* _Aim of the task_: Using the data below, tally the lines that include the string "React". Only the number is wanted.

* _Listed entries_:
---+---
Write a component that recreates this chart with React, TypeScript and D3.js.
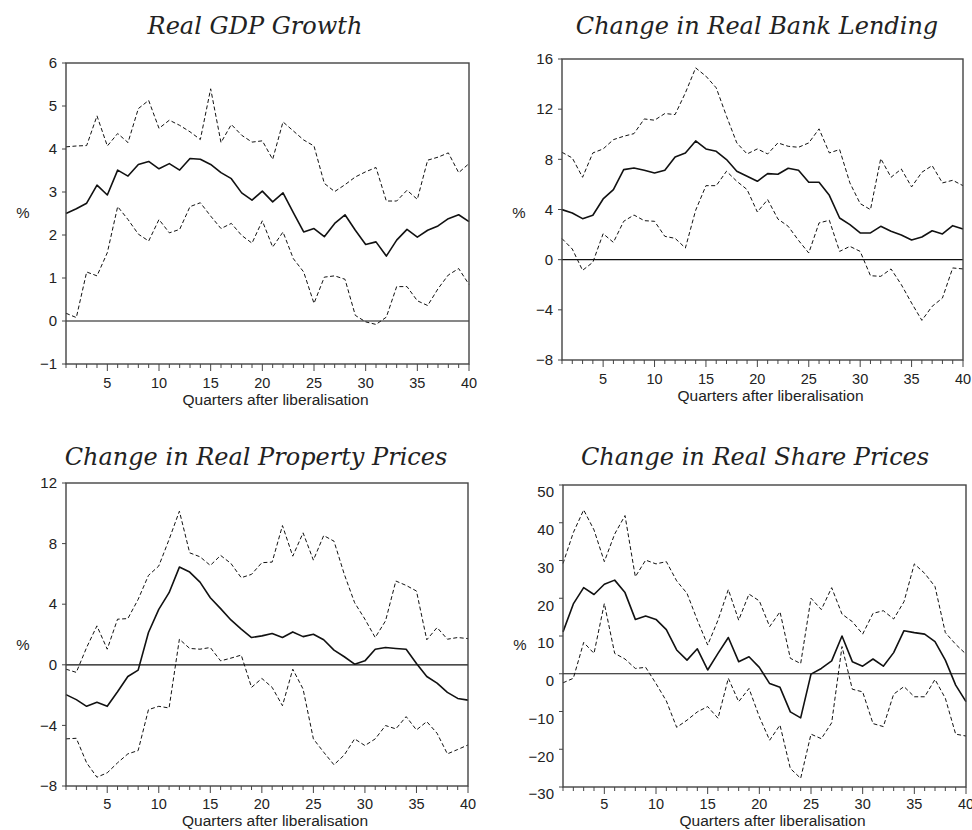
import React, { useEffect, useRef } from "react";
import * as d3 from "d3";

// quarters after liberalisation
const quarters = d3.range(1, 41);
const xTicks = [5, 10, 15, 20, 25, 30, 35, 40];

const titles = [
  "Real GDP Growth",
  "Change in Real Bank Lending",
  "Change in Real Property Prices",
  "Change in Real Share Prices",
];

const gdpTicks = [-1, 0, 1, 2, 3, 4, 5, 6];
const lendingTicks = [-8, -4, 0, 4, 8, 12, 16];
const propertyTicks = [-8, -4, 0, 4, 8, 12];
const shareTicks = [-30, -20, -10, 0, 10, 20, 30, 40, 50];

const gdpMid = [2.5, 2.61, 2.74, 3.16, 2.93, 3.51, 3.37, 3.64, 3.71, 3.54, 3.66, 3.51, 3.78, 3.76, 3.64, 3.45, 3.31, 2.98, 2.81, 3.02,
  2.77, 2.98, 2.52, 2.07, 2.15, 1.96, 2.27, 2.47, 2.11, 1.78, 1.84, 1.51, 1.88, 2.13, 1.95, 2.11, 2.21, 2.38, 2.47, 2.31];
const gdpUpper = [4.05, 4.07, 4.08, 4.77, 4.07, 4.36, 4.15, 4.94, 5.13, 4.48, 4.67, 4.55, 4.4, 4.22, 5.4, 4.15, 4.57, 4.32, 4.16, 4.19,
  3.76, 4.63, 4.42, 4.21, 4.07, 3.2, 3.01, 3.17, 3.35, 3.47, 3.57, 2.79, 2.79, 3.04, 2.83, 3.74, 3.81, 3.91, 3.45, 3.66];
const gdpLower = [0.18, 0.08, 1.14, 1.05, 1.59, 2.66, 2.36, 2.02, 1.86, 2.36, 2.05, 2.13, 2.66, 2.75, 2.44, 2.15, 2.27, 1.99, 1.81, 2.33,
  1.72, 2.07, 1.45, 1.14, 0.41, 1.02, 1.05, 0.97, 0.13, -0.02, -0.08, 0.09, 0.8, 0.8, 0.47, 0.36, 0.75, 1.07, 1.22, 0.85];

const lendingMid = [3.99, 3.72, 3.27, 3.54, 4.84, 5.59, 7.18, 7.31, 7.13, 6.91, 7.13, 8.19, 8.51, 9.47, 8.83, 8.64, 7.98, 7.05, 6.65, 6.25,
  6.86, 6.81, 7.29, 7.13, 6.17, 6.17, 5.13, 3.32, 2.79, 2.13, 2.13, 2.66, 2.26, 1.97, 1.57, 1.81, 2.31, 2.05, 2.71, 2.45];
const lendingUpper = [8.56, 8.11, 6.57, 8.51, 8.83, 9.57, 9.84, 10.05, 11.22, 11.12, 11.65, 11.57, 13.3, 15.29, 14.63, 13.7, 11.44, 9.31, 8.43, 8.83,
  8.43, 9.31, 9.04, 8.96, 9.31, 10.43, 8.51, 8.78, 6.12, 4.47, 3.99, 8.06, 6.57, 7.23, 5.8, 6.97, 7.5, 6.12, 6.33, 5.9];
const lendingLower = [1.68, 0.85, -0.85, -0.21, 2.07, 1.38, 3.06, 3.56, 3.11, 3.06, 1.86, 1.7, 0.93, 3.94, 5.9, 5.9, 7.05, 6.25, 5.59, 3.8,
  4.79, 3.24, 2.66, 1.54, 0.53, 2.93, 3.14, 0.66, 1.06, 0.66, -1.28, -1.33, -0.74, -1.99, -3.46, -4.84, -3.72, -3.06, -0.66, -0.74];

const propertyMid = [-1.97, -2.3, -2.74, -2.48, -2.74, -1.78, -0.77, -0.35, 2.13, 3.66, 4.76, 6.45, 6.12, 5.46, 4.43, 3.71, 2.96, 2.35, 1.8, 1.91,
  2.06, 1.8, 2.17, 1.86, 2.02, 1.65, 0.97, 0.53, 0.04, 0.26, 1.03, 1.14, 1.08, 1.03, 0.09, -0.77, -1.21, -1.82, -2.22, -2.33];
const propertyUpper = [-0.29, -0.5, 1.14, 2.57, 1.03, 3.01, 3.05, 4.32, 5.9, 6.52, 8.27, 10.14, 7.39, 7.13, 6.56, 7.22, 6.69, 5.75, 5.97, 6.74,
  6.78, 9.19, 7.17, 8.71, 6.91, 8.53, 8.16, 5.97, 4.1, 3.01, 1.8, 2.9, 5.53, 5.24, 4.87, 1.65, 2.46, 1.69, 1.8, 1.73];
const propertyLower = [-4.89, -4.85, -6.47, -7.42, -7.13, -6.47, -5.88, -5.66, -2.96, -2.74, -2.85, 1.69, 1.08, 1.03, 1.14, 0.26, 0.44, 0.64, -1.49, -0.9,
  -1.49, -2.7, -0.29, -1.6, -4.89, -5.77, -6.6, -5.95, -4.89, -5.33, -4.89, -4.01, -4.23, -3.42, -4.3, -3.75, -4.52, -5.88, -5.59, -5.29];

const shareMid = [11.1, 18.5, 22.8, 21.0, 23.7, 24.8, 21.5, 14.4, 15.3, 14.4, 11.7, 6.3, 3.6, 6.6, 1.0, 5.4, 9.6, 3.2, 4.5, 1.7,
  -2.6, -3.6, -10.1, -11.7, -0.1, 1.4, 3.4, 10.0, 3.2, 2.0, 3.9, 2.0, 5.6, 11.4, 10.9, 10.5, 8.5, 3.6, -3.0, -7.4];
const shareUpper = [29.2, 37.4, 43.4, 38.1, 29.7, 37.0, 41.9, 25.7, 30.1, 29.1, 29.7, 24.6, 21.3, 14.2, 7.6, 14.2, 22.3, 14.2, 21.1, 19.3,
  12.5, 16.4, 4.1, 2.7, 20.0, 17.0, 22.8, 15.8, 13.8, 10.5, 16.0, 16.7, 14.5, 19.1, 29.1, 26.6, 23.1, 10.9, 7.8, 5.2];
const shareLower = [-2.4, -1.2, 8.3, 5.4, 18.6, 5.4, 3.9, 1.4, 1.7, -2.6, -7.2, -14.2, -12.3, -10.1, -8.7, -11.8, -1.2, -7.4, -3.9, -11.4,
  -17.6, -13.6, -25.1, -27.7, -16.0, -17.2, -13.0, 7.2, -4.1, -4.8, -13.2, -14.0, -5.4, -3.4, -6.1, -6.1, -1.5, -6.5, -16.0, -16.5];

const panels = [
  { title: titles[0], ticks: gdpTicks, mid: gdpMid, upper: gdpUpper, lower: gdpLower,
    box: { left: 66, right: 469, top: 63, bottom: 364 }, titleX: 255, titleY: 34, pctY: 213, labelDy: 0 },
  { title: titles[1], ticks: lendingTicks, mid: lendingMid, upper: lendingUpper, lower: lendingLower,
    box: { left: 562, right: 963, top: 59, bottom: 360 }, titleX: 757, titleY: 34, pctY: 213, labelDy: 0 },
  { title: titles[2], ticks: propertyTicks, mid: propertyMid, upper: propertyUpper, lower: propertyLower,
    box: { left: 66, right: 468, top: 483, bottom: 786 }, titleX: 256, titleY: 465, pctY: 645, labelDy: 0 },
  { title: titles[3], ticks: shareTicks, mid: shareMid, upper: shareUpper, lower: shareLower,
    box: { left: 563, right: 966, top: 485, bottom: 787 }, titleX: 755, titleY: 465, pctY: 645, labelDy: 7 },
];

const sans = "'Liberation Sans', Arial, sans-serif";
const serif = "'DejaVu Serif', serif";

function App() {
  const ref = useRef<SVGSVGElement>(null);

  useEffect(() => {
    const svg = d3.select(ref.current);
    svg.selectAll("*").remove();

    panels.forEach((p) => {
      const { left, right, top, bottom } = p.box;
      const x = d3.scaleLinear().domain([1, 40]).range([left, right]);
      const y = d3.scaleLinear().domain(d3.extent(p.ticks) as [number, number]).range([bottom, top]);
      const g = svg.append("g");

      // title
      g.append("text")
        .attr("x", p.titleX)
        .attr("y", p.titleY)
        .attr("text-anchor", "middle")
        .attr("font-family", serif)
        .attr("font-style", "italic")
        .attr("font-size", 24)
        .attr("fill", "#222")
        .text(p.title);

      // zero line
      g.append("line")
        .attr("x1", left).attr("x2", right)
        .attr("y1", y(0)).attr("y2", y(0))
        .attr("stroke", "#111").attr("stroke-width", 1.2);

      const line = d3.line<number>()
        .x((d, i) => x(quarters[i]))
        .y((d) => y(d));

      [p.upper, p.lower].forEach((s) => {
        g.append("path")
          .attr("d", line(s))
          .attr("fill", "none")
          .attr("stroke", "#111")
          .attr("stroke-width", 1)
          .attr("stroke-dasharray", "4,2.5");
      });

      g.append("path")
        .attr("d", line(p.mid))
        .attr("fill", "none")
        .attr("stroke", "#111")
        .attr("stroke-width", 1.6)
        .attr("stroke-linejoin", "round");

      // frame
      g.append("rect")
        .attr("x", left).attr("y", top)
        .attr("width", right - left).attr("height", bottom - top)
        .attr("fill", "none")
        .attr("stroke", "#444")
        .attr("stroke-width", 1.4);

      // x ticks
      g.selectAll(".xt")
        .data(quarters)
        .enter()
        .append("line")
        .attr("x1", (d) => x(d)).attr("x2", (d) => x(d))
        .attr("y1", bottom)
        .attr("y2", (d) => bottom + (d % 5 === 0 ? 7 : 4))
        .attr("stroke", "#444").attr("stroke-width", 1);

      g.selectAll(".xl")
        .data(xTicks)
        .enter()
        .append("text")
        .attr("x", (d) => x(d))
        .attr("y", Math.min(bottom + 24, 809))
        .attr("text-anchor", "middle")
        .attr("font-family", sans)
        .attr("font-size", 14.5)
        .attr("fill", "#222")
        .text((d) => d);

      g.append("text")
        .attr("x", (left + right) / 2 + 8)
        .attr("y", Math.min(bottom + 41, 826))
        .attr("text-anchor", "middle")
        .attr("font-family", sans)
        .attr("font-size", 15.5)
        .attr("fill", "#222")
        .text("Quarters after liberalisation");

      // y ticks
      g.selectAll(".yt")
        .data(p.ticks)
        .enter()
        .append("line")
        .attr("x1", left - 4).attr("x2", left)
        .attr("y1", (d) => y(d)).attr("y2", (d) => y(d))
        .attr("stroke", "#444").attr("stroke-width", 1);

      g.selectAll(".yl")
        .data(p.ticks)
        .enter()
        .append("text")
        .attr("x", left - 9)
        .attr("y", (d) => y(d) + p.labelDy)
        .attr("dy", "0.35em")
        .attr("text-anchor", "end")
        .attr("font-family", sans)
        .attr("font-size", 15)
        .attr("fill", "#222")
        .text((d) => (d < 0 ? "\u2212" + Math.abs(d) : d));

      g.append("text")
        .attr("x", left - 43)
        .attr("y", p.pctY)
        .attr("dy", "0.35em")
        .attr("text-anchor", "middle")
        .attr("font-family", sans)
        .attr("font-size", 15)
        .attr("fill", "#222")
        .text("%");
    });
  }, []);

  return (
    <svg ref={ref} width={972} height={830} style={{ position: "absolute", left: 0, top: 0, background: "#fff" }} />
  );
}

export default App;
---+---
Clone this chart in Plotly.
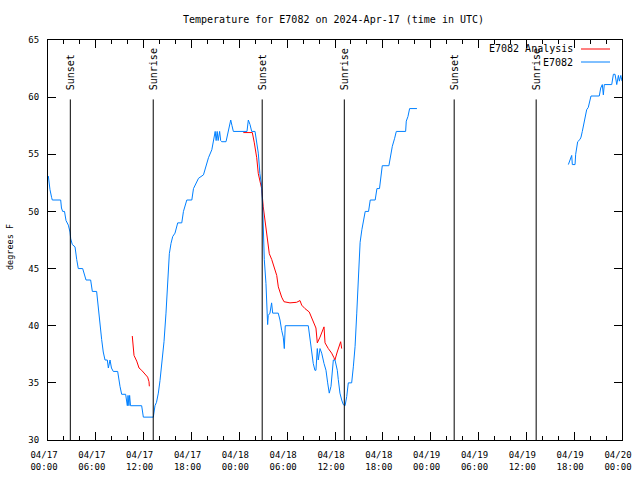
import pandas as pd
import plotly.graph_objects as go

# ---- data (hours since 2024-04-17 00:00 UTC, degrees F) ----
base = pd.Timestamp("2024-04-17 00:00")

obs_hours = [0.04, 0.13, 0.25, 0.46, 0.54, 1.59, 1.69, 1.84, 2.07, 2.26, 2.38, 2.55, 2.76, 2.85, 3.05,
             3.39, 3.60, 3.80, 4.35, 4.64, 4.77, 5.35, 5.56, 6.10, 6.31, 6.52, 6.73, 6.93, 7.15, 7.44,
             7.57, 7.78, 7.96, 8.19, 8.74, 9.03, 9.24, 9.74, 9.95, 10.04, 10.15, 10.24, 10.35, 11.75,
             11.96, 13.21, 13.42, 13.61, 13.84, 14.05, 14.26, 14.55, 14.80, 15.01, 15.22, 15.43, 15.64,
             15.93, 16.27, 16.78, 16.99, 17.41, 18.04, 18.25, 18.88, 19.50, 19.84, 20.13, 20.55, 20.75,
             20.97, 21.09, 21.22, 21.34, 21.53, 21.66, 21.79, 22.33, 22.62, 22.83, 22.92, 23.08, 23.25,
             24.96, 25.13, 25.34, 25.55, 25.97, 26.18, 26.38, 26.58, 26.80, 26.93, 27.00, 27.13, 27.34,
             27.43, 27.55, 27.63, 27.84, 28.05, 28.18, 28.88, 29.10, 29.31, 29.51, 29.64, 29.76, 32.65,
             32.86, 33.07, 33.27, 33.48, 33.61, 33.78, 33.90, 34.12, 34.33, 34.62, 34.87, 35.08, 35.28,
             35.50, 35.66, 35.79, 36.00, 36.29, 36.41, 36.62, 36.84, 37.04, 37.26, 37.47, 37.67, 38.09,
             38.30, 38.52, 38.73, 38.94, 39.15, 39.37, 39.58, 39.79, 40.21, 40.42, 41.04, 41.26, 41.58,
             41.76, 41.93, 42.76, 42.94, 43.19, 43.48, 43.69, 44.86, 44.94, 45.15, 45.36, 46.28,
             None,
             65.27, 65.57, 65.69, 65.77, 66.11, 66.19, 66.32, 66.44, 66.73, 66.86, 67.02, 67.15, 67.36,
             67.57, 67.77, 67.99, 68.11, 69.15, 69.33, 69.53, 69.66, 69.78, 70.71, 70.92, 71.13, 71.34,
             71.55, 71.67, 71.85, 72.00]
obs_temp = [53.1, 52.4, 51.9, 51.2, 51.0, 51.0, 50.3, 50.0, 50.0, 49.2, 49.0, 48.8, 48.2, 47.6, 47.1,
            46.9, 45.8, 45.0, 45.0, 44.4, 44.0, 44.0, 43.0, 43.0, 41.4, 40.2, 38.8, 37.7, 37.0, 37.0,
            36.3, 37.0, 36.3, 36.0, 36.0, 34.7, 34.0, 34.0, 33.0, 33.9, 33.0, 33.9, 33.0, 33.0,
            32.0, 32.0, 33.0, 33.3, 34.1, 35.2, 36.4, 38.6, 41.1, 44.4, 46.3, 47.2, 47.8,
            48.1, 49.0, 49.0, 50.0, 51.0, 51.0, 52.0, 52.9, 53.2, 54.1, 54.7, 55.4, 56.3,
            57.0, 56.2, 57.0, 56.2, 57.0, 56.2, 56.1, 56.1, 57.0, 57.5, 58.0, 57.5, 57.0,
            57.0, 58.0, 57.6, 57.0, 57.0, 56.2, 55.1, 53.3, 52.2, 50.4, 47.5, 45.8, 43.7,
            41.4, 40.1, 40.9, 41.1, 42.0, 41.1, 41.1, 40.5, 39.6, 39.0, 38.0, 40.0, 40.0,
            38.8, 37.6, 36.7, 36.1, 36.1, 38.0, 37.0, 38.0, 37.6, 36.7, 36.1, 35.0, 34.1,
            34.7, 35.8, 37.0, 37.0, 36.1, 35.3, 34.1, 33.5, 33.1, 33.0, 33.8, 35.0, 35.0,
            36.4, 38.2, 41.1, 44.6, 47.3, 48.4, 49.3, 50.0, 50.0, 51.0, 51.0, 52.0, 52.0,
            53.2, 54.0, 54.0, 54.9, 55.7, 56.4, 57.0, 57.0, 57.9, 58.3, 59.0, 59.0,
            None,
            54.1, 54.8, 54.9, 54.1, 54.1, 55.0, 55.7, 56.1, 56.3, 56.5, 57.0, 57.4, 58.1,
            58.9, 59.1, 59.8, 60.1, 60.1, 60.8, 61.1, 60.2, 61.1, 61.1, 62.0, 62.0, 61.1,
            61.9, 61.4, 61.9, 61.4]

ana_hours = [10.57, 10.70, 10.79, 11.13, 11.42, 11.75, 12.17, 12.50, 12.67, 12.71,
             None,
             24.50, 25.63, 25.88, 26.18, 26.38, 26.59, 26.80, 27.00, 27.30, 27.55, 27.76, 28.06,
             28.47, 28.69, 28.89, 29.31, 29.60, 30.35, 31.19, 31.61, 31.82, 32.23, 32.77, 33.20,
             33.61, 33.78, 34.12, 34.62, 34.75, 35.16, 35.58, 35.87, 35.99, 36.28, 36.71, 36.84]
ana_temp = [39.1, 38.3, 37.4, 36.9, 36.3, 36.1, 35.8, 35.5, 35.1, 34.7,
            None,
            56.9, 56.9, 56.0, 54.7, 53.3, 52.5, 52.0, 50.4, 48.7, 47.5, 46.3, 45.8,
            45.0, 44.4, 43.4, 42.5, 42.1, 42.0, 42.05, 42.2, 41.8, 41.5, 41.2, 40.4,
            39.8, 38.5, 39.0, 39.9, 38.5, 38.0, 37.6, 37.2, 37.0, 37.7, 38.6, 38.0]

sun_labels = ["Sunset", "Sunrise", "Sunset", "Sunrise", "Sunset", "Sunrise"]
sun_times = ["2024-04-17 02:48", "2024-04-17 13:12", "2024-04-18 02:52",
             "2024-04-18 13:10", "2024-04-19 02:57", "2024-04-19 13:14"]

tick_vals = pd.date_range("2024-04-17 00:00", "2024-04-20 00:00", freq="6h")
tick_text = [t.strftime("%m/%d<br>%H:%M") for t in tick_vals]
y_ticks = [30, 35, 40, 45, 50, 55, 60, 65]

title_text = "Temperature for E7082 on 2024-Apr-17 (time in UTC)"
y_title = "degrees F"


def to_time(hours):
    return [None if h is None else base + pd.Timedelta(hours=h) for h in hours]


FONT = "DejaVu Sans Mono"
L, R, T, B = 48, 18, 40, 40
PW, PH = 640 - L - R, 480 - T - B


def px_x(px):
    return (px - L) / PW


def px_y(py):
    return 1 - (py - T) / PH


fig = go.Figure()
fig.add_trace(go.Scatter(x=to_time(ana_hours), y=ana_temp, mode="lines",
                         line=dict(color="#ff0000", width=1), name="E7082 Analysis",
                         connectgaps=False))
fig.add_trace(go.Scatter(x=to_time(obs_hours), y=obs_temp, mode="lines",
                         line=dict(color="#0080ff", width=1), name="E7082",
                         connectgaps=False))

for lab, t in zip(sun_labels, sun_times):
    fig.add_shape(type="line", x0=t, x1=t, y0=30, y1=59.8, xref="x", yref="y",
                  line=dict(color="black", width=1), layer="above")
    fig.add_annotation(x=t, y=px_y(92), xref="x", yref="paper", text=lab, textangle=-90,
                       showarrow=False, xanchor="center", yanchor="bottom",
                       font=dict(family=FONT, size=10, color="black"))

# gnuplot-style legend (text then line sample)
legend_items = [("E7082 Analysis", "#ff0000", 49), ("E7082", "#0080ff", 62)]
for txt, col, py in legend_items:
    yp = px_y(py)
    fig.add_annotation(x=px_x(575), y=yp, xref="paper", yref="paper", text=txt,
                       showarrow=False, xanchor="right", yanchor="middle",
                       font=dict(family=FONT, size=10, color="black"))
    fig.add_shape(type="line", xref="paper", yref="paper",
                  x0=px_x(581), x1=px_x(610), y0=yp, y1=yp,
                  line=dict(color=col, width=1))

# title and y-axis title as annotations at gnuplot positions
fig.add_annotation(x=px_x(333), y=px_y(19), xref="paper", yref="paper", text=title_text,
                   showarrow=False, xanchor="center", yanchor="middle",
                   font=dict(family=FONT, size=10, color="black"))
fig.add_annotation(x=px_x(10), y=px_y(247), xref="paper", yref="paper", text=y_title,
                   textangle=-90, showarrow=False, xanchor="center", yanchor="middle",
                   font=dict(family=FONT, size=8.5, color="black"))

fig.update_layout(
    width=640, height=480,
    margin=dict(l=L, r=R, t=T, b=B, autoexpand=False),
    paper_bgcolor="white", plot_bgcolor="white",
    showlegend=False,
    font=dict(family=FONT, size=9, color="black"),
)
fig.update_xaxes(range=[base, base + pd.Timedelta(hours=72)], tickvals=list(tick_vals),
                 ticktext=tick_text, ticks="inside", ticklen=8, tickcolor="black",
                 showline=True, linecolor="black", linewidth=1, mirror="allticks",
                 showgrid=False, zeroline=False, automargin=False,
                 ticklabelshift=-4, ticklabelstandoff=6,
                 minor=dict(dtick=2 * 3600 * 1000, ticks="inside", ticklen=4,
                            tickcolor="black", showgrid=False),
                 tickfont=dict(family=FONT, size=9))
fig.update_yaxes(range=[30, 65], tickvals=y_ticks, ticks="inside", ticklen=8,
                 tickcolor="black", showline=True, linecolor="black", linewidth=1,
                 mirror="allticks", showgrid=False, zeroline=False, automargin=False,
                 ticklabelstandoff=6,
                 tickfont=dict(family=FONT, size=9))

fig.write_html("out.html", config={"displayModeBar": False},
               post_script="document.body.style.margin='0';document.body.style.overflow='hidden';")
---+---
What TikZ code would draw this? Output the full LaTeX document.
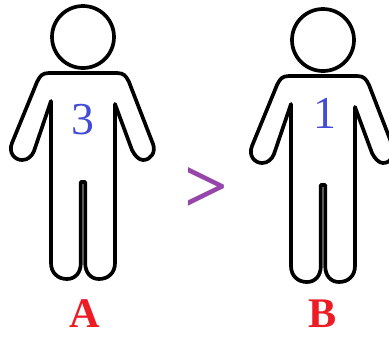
---+---
* _Exercise output_: 2